Portland's Resistance, one of the city's most active protest collectives, has organized a sit-in at the downtown Columbia Sportswear headquarters as a response to signs that popped up this week barring daytime sitting on some downtown streets.
The signs declare that the sidewalks are intended for "pedestrian use only" and bar daytime sitting—a clear attempt to keep homeless Portlanders from resting outside of shops.
The new notices come two weeks after Columbia Sportswear CEO Tim Boyle penned an op-ed in The Oregonian voicing concerns about how frequently his employees had been the victims of crime and harassment.

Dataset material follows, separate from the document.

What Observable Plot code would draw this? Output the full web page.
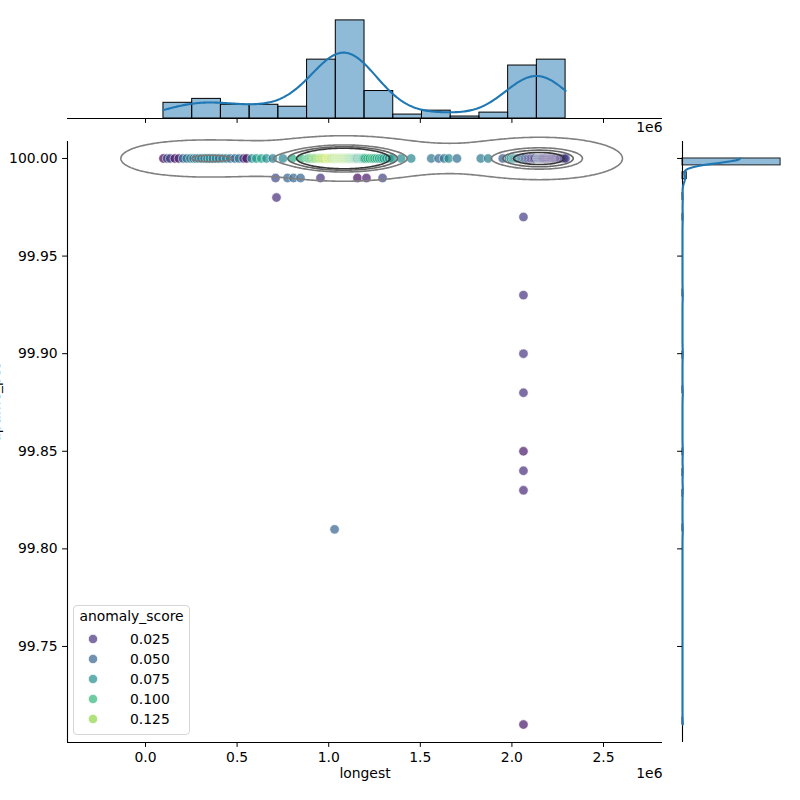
<!DOCTYPE html>
<html>
<head>
<meta charset="utf-8">
<script src="https://cdn.jsdelivr.net/npm/d3@7"></script>
<script src="https://cdn.jsdelivr.net/npm/@observablehq/plot@0.6"></script>
<style>
  body { margin: 0; background: #fff; }
  #fig { position: relative; width: 800px; height: 800px; overflow: hidden; font-family: "DejaVu Sans", sans-serif; }
  #fig > svg, #fig > figure { position: absolute; left: 0; top: 0; margin: 0; }
</style>
</head>
<body>
<div id="fig"></div>
<script>
// ---------------------------------------------------------------------------
// Data: longest streak (in millions), uptime (%) and anomaly score per record
// ---------------------------------------------------------------------------

// Records at 100 % uptime
const fullLongest = [
  0.098, 0.118, 0.135, 0.160, 0.182, 0.205, 0.225, 0.245,
  0.262, 0.276, 0.290, 0.305, 0.322, 0.338, 0.352, 0.368, 0.385, 0.402,
  0.420, 0.440, 0.462, 0.488, 0.510, 0.535, 0.552,
  0.580, 0.605, 0.632, 0.660, 0.695,
  0.750, 0.800, 0.850,
  0.885, 0.892, 0.900, 0.906, 0.913, 0.920, 0.926, 0.933, 0.940, 0.946,
  0.952, 0.958, 0.964, 0.970, 0.976, 0.981, 0.987, 0.992, 0.997, 1.002,
  1.007, 1.012, 1.016, 1.020, 1.025, 1.029, 1.033, 1.037,
  1.040, 1.043, 1.046, 1.049, 1.052, 1.055, 1.058, 1.061, 1.064, 1.067,
  1.070, 1.073, 1.076, 1.079, 1.082, 1.085, 1.088, 1.091, 1.094, 1.097,
  1.100, 1.103, 1.106, 1.109, 1.112, 1.115, 1.118, 1.121, 1.124, 1.127,
  1.130, 1.133, 1.136, 1.139, 1.142, 1.145, 1.148, 1.151, 1.154, 1.158,
  1.162, 1.166, 1.170, 1.174, 1.178, 1.182, 1.186, 1.190, 1.194,
  1.200, 1.212, 1.225, 1.238, 1.250, 1.262, 1.275, 1.288, 1.300, 1.315, 1.330, 1.345,
  1.395, 1.450,
  1.560, 1.600, 1.630, 1.655,
  1.700,
  1.830, 1.870, 1.950,
  1.985, 1.995, 2.005, 2.013, 2.020, 2.028, 2.035, 2.042, 2.050, 2.057,
  2.064, 2.072, 2.080, 2.088, 2.096, 2.104, 2.112, 2.120, 2.128,
  2.138, 2.143, 2.148, 2.153, 2.158, 2.163, 2.168, 2.173, 2.178, 2.183,
  2.188, 2.193, 2.198, 2.203, 2.208, 2.213, 2.218, 2.223, 2.228, 2.233,
  2.238, 2.243, 2.248, 2.253, 2.258, 2.263, 2.270, 2.277, 2.285, 2.293
];
const fullScore = [
  0.004, 0.038, 0.030, 0.012, 0.018, 0.052, 0.058, 0.062,
  0.062, 0.055, 0.068, 0.060, 0.070, 0.064, 0.072, 0.062, 0.068, 0.056,
  0.064, 0.070, 0.055, 0.048, 0.062, 0.022, 0.010,
  0.074, 0.082, 0.090, 0.076, 0.066,
  0.070, 0.095, 0.102,
  0.098, 0.106, 0.112, 0.100, 0.118, 0.108, 0.124, 0.115, 0.128, 0.110,
  0.126, 0.133, 0.120, 0.138, 0.130, 0.122, 0.136, 0.150, 0.132, 0.127,
  0.140, 0.134, 0.119, 0.129, 0.137, 0.123, 0.116, 0.131,
  0.125, 0.118, 0.132, 0.121, 0.128, 0.135, 0.119, 0.126, 0.131, 0.114,
  0.127, 0.122, 0.133, 0.117, 0.129, 0.124, 0.112, 0.130, 0.120, 0.126,
  0.116, 0.128, 0.110, 0.123, 0.118, 0.105, 0.121, 0.113, 0.108, 0.119,
  0.102, 0.114, 0.106, 0.111, 0.098, 0.109, 0.104, 0.096, 0.107, 0.042,
  0.100, 0.094, 0.103, 0.092, 0.099, 0.088, 0.097, 0.090, 0.086,
  0.095, 0.100, 0.092, 0.104, 0.088, 0.098, 0.094, 0.086, 0.090, 0.082, 0.078, 0.080,
  0.074, 0.070,
  0.060, 0.052, 0.058, 0.072,
  0.056,
  0.062, 0.066, 0.045,
  0.080, 0.070, 0.090, 0.066, 0.074, 0.062, 0.078, 0.058, 0.070, 0.048,
  0.064, 0.040, 0.034, 0.046, 0.028, 0.036, 0.024, 0.032, 0.020,
  0.068, 0.030, 0.038, 0.022, 0.074, 0.026, 0.034, 0.016, 0.040, 0.020,
  0.028, 0.012, 0.036, 0.018, 0.024, 0.032, 0.014, 0.026, 0.020, 0.030,
  0.022, 0.018, 0.026, 0.028, 0.024, 0.030, 0.026, 0.022, 0.028, 0.030
];

// Records with uptime below 100 %
const dipLongest = [0.710, 0.715, 0.775, 0.808, 0.846, 0.955, 1.032, 1.157, 1.206, 1.294,
                    2.063, 2.063, 2.063, 2.063, 2.063, 2.063, 2.063, 2.063];
const dipUptime  = [99.99, 99.98, 99.99, 99.99, 99.99, 99.99, 99.81, 99.99, 99.99, 99.99,
                    99.97, 99.93, 99.90, 99.88, 99.85, 99.84, 99.83, 99.71];
const dipScore   = [0.036, 0.022, 0.050, 0.052, 0.050, 0.024, 0.050, 0.008, 0.014, 0.034,
                    0.030, 0.024, 0.026, 0.025, 0.014, 0.022, 0.020, 0.012];

const xTicks = [0, 0.5, 1, 1.5, 2, 2.5];
const yTicks = [99.75, 99.80, 99.85, 99.90, 99.95, 100.00];
const legendScores = [0.025, 0.050, 0.075, 0.100, 0.125];

// ---------------------------------------------------------------------------
// Layout and styling
// ---------------------------------------------------------------------------
const X_DOMAIN = [-0.4258, 2.822];
const Y_DOMAIN = [99.7008, 100.0087];
const FONT = "DejaVu Sans";
const FS = 13.9;
const TICK = 4.9;
const HIST_FILL = "#1f77b4";

const rows = [
  ...fullLongest.map((v, i) => ({longest: v, uptime: 100, score: fullScore[i]})),
  ...dipLongest.map((v, i) => ({longest: v, uptime: dipUptime[i], score: dipScore[i]}))
];

const gauss = u => Math.exp(-0.5 * u * u) / Math.sqrt(2 * Math.PI);

// ---- marginal histogram + KDE along x ------------------------------------
const xs = rows.map(d => d.longest);
const [xMin, xMax] = d3.extent(xs);
const X_BINS = 14;
const xStep = (xMax - xMin) / X_BINS;
const xEdges = d3.range(1, X_BINS).map(i => xMin + i * xStep);
const xBins = d3.bin().domain([xMin, xMax]).thresholds(xEdges)(xs)
  .map(b => ({x1: b.x0, x2: b.x1, count: b.length}));
const KDE_BW_X = 0.14;
const kdeX = d3.range(301).map(i => {
  const x = xMin + i * (xMax - xMin) / 300;
  return {x, y: d3.sum(xs, v => gauss((x - v) / KDE_BW_X)) / KDE_BW_X * xStep};
});

// ---- marginal histogram + KDE along y ------------------------------------
const ys = rows.map(d => d.uptime);
const [yMin, yMax] = d3.extent(ys);
const Y_BINS = 82;
const yStep = (yMax - yMin) / Y_BINS;
const yEdges = d3.range(1, Y_BINS).map(i => yMin + i * yStep);
const yBins = d3.bin().domain([yMin, yMax]).thresholds(yEdges)(ys)
  .map(b => ({y1: b.x0, y2: b.x1, count: b.length}))
  .filter(b => b.count > 0);
const KDE_BW_Y = 0.0024;
const kdeY = d3.range(601).map(i => {
  const y = yMin + i * (yMax - yMin) / 600;
  return {y, x: d3.sum(ys, v => gauss((y - v) / KDE_BW_Y)) / KDE_BW_Y * yStep};
});

// ---- bivariate density contours of the full-uptime band -------------------
const band = rows.filter(d => d.uptime >= 99.995);
const SX = 0.15, SY = 0.0041;
const gx0 = -0.6, gdx = 0.01, nx = 361;
const gy0 = 99.95, gdy = 0.0005, ny = 201;
const kx = d3.range(nx).map(i => band.map(d => Math.exp(-0.5 * ((gx0 + i * gdx - d.longest) / SX) ** 2)));
const ky = d3.range(ny).map(j => band.map(d => Math.exp(-0.5 * ((gy0 + j * gdy - d.uptime) / SY) ** 2)));
const grid = new Float64Array(nx * ny);
for (let j = 0; j < ny; j++) {
  const kyj = ky[j];
  for (let i = 0; i < nx; i++) {
    const kxi = kx[i];
    let s = 0;
    for (let p = 0; p < band.length; p++) s += kxi[p] * kyj[p];
    grid[j * nx + i] = s;
  }
}
const peak = d3.max(grid);
const contourLevels = [0.0176, 0.24, 0.34, 0.44];
const contourStrokes = ["#808080", "#7a7a7a", "#666666", "#383838"];
const contours = d3.contours().size([nx, ny]).thresholds(contourLevels.map(f => f * peak))(grid);
let ringId = 0;
const contourLines = contours.map(c => {
  const pts = [];
  for (const poly of c.coordinates) for (const ring of poly) {
    ringId++;
    for (const [gx, gy] of ring) pts.push({x: gx0 + (gx - 0.5) * gdx, y: gy0 + (gy - 0.5) * gdy, ring: ringId});
  }
  return pts;
});

// ---------------------------------------------------------------------------
// Joint scatter
// ---------------------------------------------------------------------------
const fig = document.getElementById("fig");
const baseStyle = {fontFamily: FONT, fontSize: FS + "px", background: "transparent", overflow: "visible", color: "black"};

const jointPlot = Plot.plot({
  width: 800, height: 800,
  marginLeft: 67, marginRight: 138, marginTop: 141, marginBottom: 58,
  style: baseStyle,
  x: {domain: X_DOMAIN},
  y: {domain: Y_DOMAIN},
  color: {type: "linear", scheme: "viridis", domain: d3.extent(rows, d => d.score)},
  marks: [
    Plot.dot(rows, {x: "longest", y: "uptime", fill: "score", r: 4.7, fillOpacity: 0.7,
                    stroke: "white", strokeWidth: 0.8, strokeOpacity: 0.7}),
    ...contourLines.map((pts, k) => Plot.line(pts, {x: "x", y: "y", z: "ring",
                    stroke: contourStrokes[k], strokeWidth: 1.6})),
    Plot.ruleX([X_DOMAIN[0]], {stroke: "black", strokeWidth: 1.1}),
    Plot.ruleY([Y_DOMAIN[0]], {stroke: "black", strokeWidth: 1.1}),
    Plot.axisX({ticks: xTicks, tickFormat: d3.format(".1f"), tickSize: TICK, tickPadding: TICK, label: null}),
    Plot.axisY({ticks: yTicks, tickFormat: d3.format(".2f"), tickSize: TICK, tickPadding: TICK, label: null}),
    Plot.text(["longest"], {frameAnchor: "bottom", dy: 35, fontSize: FS}),
    Plot.text(["1e6"], {frameAnchor: "bottom-right", textAnchor: "end", dy: 35, fontSize: FS}),
    Plot.text(["uptime_pct"], {frameAnchor: "left", rotate: -90, dx: -68, lineAnchor: "bottom", fontSize: FS})
  ]
});
fig.appendChild(jointPlot);

// ---------------------------------------------------------------------------
// Top marginal: distribution of longest
// ---------------------------------------------------------------------------
const topMargin = Plot.plot({
  width: 800, height: 140,
  marginLeft: 67, marginRight: 138, marginTop: 15, marginBottom: 22,
  style: baseStyle,
  x: {domain: X_DOMAIN},
  y: {domain: [0, d3.max(xBins, b => b.count) * 1.05], axis: null},
  marks: [
    Plot.rectY(xBins, {x1: "x1", x2: "x2", y: "count", fill: HIST_FILL, fillOpacity: 0.5,
                       stroke: "black", strokeWidth: 1}),
    Plot.line(kdeX, {x: "x", y: "y", stroke: HIST_FILL, strokeWidth: 2.1}),
    Plot.ruleY([0], {stroke: "black", strokeWidth: 1.1}),
    Plot.axisX({ticks: xTicks, tickFormat: () => "", tickSize: TICK, label: null}),
    Plot.text(["1e6"], {frameAnchor: "bottom-right", textAnchor: "end", dy: 13, fontSize: FS})
  ]
});
fig.appendChild(topMargin);

// ---------------------------------------------------------------------------
// Right marginal: distribution of uptime
// ---------------------------------------------------------------------------
const sideMargin = Plot.plot({
  width: 800, height: 800,
  marginLeft: 682, marginRight: 15, marginTop: 141, marginBottom: 58,
  style: baseStyle,
  x: {domain: [0, d3.max(yBins, b => b.count) * 1.05], axis: null},
  y: {domain: Y_DOMAIN},
  marks: [
    Plot.rectX(yBins, {y1: "y1", y2: "y2", x: "count", fill: HIST_FILL, fillOpacity: 0.5,
                       stroke: "#222", strokeWidth: 1}),
    Plot.ruleX([0], {stroke: "black", strokeWidth: 1.1}),
    Plot.line(kdeY, {x: "x", y: "y", stroke: HIST_FILL, strokeWidth: 2.1}),
    Plot.axisY({ticks: yTicks, tickFormat: () => "", tickSize: TICK, anchor: "left", label: null})
  ]
});
fig.appendChild(sideMargin);

// ---------------------------------------------------------------------------
// Legend for anomaly_score
// ---------------------------------------------------------------------------
const colorScale = jointPlot.scale("color");
const legend = document.createElement("div");
legend.style.cssText = `position:absolute;left:73px;top:605px;width:117px;height:130px;box-sizing:border-box;
  border:1px solid #d6d6d6;border-radius:4px;background:rgba(255,255,255,0.8);
  font-family:"${FONT}";font-size:${FS}px;color:#000;`;
const legendTitle = document.createElement("div");
legendTitle.textContent = "anomaly_score";
legendTitle.style.cssText = "position:absolute;left:0;width:100%;top:2px;line-height:16px;text-align:center;";
legend.appendChild(legendTitle);
legendScores.forEach((v, i) => {
  const cy = 33 + i * 20;
  const ns = "http://www.w3.org/2000/svg";
  const svg = document.createElementNS(ns, "svg");
  svg.setAttribute("width", 14); svg.setAttribute("height", 14);
  svg.style.cssText = `position:absolute;left:${19 - 7}px;top:${cy - 7}px;`;
  const c = document.createElementNS(ns, "circle");
  c.setAttribute("cx", 7); c.setAttribute("cy", 7); c.setAttribute("r", 4.7);
  c.setAttribute("fill", colorScale.apply(v)); c.setAttribute("fill-opacity", 0.7);
  c.setAttribute("stroke", "white"); c.setAttribute("stroke-width", 0.8);
  svg.appendChild(c);
  legend.appendChild(svg);
  const lab = document.createElement("div");
  lab.textContent = d3.format(".3f")(v);
  lab.style.cssText = `position:absolute;left:56px;top:${cy - 8}px;line-height:16px;`;
  legend.appendChild(lab);
});
fig.appendChild(legend);
</script>
</body>
</html>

The protest calls for people to sit in the so-called "no sit zones" as a show of "solidarity with our houseless neighbors." The event is scheduled for 12 pm to 3 pm on Saturday.
Mayor Ted Wheeler says criticisms of the no-sit zones are misguided.
"It's irresponsible to conflate homelessness and crime," he said in a statement. "We can address safety issues with common sense enforcement. We can address homelessness with compassion. That's our plan."
But the protest group, led by social-justice activist Gregory McKelvey, says the no-sit zones are a betrayal by the mayor of his commitment to housing vulnerable people.
“Ted Wheeler has chosen to fast-track more no-sit zones to prevent houseless individuals from being where businessmen don’t want to see them,” the group writes. “He has also increased police patrols which will result in more deportations, harassment of houseless individuals and racist policing.”
Portland's Resistance is best known for organizing six nights of anti-Trump protests in the week following last November's presidential election. Those marches shut down city streets and interstate highways.